(Charts and diagrams as code)
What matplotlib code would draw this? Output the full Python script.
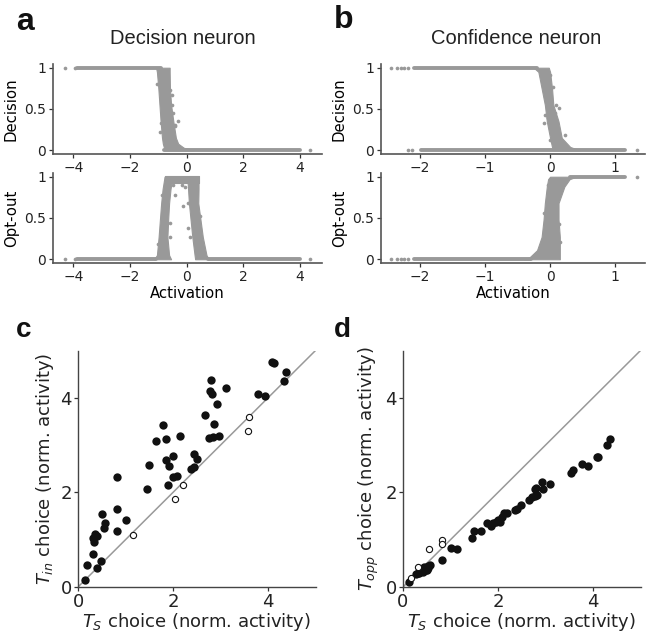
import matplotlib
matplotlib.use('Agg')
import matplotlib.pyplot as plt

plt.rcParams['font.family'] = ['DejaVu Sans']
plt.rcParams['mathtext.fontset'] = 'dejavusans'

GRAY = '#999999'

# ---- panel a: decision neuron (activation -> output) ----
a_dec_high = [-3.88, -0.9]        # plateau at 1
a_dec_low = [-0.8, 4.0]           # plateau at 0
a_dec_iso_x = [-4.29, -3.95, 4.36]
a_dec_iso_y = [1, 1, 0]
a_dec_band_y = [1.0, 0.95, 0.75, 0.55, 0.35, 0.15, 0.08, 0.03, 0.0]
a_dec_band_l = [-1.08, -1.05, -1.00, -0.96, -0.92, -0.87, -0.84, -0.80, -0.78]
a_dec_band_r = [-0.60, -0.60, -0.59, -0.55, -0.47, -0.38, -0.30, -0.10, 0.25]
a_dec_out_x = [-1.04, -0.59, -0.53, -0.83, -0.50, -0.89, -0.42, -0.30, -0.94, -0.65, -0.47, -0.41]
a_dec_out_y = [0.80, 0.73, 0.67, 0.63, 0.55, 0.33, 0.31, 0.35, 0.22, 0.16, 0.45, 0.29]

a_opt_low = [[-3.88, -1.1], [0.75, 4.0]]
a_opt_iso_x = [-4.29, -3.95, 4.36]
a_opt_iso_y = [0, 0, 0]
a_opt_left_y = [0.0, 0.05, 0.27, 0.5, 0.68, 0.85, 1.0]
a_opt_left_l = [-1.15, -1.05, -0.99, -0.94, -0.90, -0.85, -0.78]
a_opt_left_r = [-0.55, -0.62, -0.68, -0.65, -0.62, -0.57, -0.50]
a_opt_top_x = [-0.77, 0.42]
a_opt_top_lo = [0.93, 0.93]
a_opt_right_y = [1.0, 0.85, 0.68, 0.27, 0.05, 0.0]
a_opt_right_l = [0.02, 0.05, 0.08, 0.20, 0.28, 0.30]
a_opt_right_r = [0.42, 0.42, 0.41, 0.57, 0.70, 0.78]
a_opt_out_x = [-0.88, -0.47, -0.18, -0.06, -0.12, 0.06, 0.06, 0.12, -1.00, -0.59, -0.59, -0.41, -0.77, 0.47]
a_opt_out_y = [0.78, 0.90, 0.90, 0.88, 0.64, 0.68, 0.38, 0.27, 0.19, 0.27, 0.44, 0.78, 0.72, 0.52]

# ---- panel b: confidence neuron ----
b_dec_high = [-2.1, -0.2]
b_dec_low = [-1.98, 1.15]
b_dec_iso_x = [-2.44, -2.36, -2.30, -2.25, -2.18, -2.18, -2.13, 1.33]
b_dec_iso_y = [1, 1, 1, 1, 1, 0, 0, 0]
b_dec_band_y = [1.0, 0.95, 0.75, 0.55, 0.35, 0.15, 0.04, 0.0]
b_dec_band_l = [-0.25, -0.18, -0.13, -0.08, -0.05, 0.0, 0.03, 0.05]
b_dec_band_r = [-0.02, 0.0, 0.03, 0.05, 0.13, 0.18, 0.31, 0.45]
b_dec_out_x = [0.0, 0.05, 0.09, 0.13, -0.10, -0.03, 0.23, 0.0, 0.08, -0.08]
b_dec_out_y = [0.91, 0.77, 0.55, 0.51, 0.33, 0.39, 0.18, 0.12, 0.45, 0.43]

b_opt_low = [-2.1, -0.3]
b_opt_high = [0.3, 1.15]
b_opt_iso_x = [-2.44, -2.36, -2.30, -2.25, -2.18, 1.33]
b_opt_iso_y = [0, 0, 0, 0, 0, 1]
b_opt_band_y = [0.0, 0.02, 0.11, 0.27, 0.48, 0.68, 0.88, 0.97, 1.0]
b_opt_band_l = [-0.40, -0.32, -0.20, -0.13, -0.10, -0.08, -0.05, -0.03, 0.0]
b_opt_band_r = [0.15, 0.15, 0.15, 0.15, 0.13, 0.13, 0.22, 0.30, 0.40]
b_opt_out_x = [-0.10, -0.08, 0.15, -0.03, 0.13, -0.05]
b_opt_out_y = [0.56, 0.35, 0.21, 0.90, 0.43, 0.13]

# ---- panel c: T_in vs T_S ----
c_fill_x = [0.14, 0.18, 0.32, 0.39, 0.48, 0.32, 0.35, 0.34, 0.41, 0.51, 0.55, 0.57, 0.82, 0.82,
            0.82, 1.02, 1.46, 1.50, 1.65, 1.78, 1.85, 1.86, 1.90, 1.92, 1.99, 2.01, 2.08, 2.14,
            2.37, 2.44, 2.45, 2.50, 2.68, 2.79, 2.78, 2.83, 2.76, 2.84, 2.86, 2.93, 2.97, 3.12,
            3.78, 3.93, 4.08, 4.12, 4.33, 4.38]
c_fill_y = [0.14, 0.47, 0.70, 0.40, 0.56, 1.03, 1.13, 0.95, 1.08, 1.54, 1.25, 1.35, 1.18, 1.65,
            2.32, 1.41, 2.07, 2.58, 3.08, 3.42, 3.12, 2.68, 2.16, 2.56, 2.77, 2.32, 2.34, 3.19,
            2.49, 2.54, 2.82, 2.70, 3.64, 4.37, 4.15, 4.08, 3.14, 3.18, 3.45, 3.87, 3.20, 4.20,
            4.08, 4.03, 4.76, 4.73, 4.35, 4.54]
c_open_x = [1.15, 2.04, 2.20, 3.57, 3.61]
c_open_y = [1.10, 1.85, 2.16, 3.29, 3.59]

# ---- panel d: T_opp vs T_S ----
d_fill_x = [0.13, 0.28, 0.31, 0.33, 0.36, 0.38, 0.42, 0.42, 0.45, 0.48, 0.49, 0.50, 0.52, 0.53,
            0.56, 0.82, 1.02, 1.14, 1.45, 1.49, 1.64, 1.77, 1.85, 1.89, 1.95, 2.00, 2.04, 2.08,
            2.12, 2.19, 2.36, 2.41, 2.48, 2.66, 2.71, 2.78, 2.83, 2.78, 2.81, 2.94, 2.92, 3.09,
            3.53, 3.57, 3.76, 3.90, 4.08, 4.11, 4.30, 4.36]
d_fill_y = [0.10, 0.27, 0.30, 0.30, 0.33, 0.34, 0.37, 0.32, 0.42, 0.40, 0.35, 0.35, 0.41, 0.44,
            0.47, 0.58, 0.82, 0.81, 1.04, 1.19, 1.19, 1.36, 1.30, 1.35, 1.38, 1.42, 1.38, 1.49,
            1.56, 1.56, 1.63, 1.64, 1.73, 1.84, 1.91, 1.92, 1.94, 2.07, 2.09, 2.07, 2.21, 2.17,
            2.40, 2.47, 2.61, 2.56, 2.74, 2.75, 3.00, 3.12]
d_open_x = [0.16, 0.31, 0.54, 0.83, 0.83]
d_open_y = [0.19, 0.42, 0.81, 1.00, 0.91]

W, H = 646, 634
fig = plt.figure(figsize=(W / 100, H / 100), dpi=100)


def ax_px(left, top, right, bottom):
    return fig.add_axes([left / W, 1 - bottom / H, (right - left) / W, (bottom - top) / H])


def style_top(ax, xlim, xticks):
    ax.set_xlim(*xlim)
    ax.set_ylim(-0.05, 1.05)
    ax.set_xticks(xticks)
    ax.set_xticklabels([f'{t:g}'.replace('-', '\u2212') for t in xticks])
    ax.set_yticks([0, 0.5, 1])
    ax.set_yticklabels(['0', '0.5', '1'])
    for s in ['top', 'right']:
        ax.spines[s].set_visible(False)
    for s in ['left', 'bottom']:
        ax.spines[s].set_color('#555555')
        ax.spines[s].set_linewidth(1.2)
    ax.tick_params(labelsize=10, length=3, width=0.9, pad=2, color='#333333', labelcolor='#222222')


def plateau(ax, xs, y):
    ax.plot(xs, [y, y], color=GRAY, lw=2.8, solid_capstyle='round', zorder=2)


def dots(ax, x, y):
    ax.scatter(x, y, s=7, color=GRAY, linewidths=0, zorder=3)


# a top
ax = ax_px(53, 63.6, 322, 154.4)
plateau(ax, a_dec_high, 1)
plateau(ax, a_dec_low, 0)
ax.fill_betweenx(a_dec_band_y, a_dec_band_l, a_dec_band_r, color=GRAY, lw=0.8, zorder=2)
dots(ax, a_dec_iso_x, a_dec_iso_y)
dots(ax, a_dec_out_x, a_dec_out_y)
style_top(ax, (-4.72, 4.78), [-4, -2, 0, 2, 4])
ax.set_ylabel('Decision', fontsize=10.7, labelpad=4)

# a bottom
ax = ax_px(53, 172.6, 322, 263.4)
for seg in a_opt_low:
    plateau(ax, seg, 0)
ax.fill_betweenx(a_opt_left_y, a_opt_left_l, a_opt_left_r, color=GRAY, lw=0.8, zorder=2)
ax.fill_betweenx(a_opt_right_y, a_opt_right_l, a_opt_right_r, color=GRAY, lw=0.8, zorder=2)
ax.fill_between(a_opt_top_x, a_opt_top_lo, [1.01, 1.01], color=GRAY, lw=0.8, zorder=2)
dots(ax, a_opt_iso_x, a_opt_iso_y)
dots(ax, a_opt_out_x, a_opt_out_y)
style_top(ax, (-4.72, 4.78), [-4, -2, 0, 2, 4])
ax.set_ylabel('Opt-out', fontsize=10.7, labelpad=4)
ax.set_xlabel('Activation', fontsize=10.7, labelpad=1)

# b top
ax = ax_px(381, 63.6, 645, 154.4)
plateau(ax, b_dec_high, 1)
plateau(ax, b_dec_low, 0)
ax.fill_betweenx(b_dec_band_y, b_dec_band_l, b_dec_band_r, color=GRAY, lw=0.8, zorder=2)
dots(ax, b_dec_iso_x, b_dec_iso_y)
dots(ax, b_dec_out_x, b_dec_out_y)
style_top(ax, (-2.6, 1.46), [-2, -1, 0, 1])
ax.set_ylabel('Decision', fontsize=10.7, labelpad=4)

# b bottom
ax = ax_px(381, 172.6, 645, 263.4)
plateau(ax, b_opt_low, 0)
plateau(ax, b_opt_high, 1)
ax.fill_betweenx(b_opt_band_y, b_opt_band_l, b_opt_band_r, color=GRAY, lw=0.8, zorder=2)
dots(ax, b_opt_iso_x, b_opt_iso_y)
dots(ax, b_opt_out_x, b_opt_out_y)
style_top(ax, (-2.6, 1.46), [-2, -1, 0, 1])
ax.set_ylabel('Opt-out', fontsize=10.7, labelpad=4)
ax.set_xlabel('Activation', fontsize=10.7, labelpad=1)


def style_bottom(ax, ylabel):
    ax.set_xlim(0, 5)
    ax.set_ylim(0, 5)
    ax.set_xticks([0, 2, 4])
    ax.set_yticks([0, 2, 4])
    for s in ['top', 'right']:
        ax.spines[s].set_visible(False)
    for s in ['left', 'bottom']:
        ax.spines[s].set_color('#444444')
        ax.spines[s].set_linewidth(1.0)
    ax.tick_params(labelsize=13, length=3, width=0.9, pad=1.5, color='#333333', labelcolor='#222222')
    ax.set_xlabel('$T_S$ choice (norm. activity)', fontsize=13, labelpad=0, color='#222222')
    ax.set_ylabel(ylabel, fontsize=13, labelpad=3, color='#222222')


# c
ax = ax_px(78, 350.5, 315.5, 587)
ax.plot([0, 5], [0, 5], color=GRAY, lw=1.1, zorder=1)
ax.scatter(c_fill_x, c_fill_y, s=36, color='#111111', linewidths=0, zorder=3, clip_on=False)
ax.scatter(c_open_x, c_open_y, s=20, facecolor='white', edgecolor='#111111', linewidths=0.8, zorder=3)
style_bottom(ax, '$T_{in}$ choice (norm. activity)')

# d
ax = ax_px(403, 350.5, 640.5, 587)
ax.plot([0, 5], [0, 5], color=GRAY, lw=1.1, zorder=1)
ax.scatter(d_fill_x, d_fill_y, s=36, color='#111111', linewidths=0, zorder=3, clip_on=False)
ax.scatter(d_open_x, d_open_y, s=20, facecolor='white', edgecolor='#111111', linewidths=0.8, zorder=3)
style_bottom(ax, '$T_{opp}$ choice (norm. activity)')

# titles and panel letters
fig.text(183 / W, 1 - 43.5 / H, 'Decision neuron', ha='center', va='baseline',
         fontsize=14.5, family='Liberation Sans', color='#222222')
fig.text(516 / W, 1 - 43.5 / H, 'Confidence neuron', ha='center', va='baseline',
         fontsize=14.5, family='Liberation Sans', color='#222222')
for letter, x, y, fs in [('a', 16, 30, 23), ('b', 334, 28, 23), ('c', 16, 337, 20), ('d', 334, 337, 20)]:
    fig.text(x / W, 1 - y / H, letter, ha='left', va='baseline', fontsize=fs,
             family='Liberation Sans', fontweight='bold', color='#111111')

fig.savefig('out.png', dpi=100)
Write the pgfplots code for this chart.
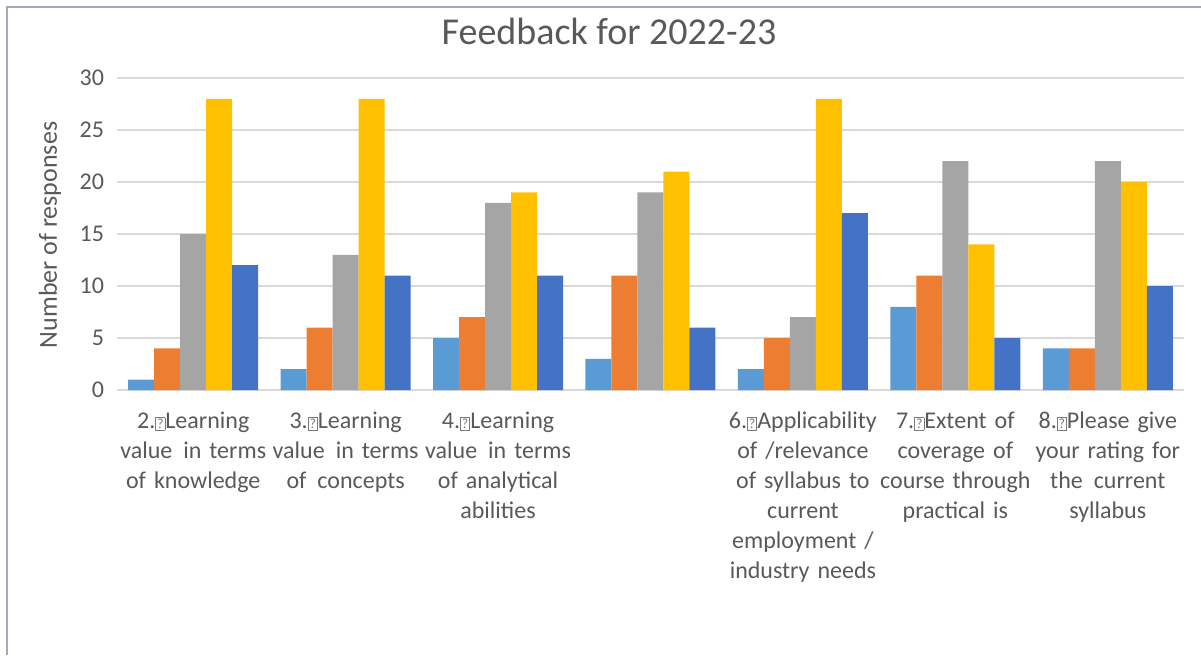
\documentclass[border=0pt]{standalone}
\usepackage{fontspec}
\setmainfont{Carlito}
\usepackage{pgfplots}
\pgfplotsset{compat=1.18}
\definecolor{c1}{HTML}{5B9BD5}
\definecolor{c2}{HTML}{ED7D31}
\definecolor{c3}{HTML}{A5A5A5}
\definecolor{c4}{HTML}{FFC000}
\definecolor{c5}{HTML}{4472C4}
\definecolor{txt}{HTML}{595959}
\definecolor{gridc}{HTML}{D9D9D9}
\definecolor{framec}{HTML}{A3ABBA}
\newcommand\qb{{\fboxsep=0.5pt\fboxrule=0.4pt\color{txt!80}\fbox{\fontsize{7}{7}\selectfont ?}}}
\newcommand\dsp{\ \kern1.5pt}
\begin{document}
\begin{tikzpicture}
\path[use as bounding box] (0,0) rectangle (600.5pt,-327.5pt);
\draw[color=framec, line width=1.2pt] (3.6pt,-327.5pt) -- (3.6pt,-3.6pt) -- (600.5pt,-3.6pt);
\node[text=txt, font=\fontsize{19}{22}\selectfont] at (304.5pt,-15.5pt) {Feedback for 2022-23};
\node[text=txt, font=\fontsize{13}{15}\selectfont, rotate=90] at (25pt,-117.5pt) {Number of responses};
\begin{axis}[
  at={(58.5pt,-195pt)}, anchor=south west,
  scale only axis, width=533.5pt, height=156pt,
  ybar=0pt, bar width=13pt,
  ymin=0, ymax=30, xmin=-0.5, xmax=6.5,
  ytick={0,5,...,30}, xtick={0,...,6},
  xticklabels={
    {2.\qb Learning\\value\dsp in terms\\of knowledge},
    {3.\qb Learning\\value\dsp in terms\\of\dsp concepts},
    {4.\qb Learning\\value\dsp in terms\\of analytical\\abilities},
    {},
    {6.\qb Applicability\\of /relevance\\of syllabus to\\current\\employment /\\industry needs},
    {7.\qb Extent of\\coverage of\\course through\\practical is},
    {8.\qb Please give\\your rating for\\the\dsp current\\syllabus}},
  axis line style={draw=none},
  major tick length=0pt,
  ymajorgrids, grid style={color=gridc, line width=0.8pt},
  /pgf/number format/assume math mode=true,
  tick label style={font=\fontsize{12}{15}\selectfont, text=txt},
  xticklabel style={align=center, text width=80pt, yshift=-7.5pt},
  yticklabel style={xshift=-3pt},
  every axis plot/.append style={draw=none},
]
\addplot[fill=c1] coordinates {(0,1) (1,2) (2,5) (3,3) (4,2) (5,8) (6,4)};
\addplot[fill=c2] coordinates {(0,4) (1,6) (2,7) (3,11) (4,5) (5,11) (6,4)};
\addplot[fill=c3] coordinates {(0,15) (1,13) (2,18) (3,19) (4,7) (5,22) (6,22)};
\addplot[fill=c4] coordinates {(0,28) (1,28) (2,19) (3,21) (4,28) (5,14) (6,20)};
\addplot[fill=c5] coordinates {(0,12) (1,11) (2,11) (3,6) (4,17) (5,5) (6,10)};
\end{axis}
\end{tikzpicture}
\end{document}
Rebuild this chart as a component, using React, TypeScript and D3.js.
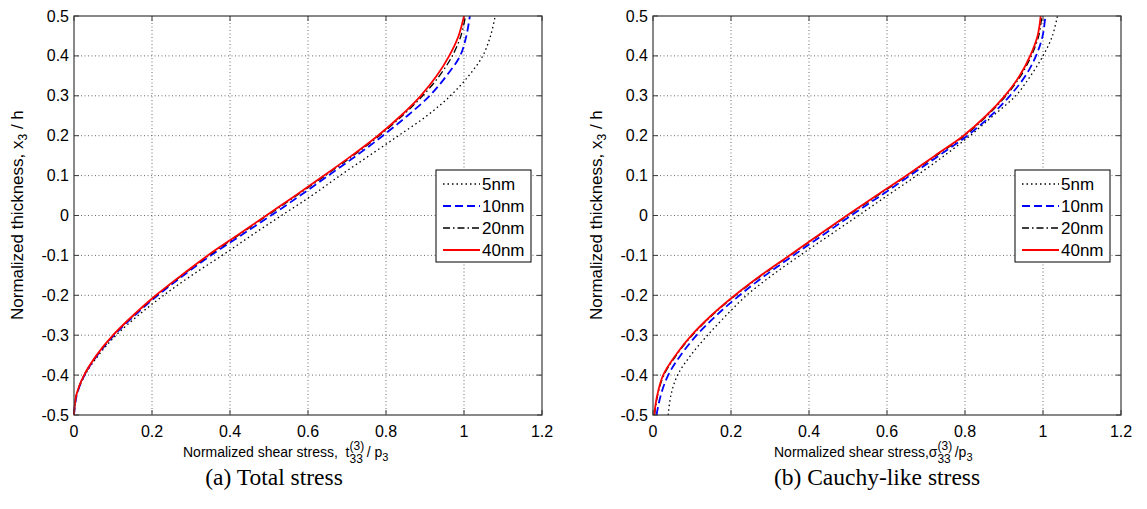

What the exercise asks
Everything from the first line to the line with "0.78, 0.72, 0.52]" must be repeated exactly, and nothing else. Leave the pictures out.

Exercise solution
What matplotlib code would draw this? Output the full Python script.
import matplotlib
matplotlib.use('Agg')
import matplotlib.pyplot as plt

plt.rcParams['font.family'] = ['DejaVu Sans']
plt.rcParams['mathtext.fontset'] = 'dejavusans'

GRAY = '#999999'

# ---- panel a: decision neuron (activation -> output) ----
a_dec_high = [-3.88, -0.9]        # plateau at 1
a_dec_low = [-0.8, 4.0]           # plateau at 0
a_dec_iso_x = [-4.29, -3.95, 4.36]
a_dec_iso_y = [1, 1, 0]
a_dec_band_y = [1.0, 0.95, 0.75, 0.55, 0.35, 0.15, 0.08, 0.03, 0.0]
a_dec_band_l = [-1.08, -1.05, -1.00, -0.96, -0.92, -0.87, -0.84, -0.80, -0.78]
a_dec_band_r = [-0.60, -0.60, -0.59, -0.55, -0.47, -0.38, -0.30, -0.10, 0.25]
a_dec_out_x = [-1.04, -0.59, -0.53, -0.83, -0.50, -0.89, -0.42, -0.30, -0.94, -0.65, -0.47, -0.41]
a_dec_out_y = [0.80, 0.73, 0.67, 0.63, 0.55, 0.33, 0.31, 0.35, 0.22, 0.16, 0.45, 0.29]

a_opt_low = [[-3.88, -1.1], [0.75, 4.0]]
a_opt_iso_x = [-4.29, -3.95, 4.36]
a_opt_iso_y = [0, 0, 0]
a_opt_left_y = [0.0, 0.05, 0.27, 0.5, 0.68, 0.85, 1.0]
a_opt_left_l = [-1.15, -1.05, -0.99, -0.94, -0.90, -0.85, -0.78]
a_opt_left_r = [-0.55, -0.62, -0.68, -0.65, -0.62, -0.57, -0.50]
a_opt_top_x = [-0.77, 0.42]
a_opt_top_lo = [0.93, 0.93]
a_opt_right_y = [1.0, 0.85, 0.68, 0.27, 0.05, 0.0]
a_opt_right_l = [0.02, 0.05, 0.08, 0.20, 0.28, 0.30]
a_opt_right_r = [0.42, 0.42, 0.41, 0.57, 0.70, 0.78]
a_opt_out_x = [-0.88, -0.47, -0.18, -0.06, -0.12, 0.06, 0.06, 0.12, -1.00, -0.59, -0.59, -0.41, -0.77, 0.47]
a_opt_out_y = [0.78, 0.90, 0.90, 0.88, 0.64, 0.68, 0.38, 0.27, 0.19, 0.27, 0.44, 0.78, 0.72, 0.52]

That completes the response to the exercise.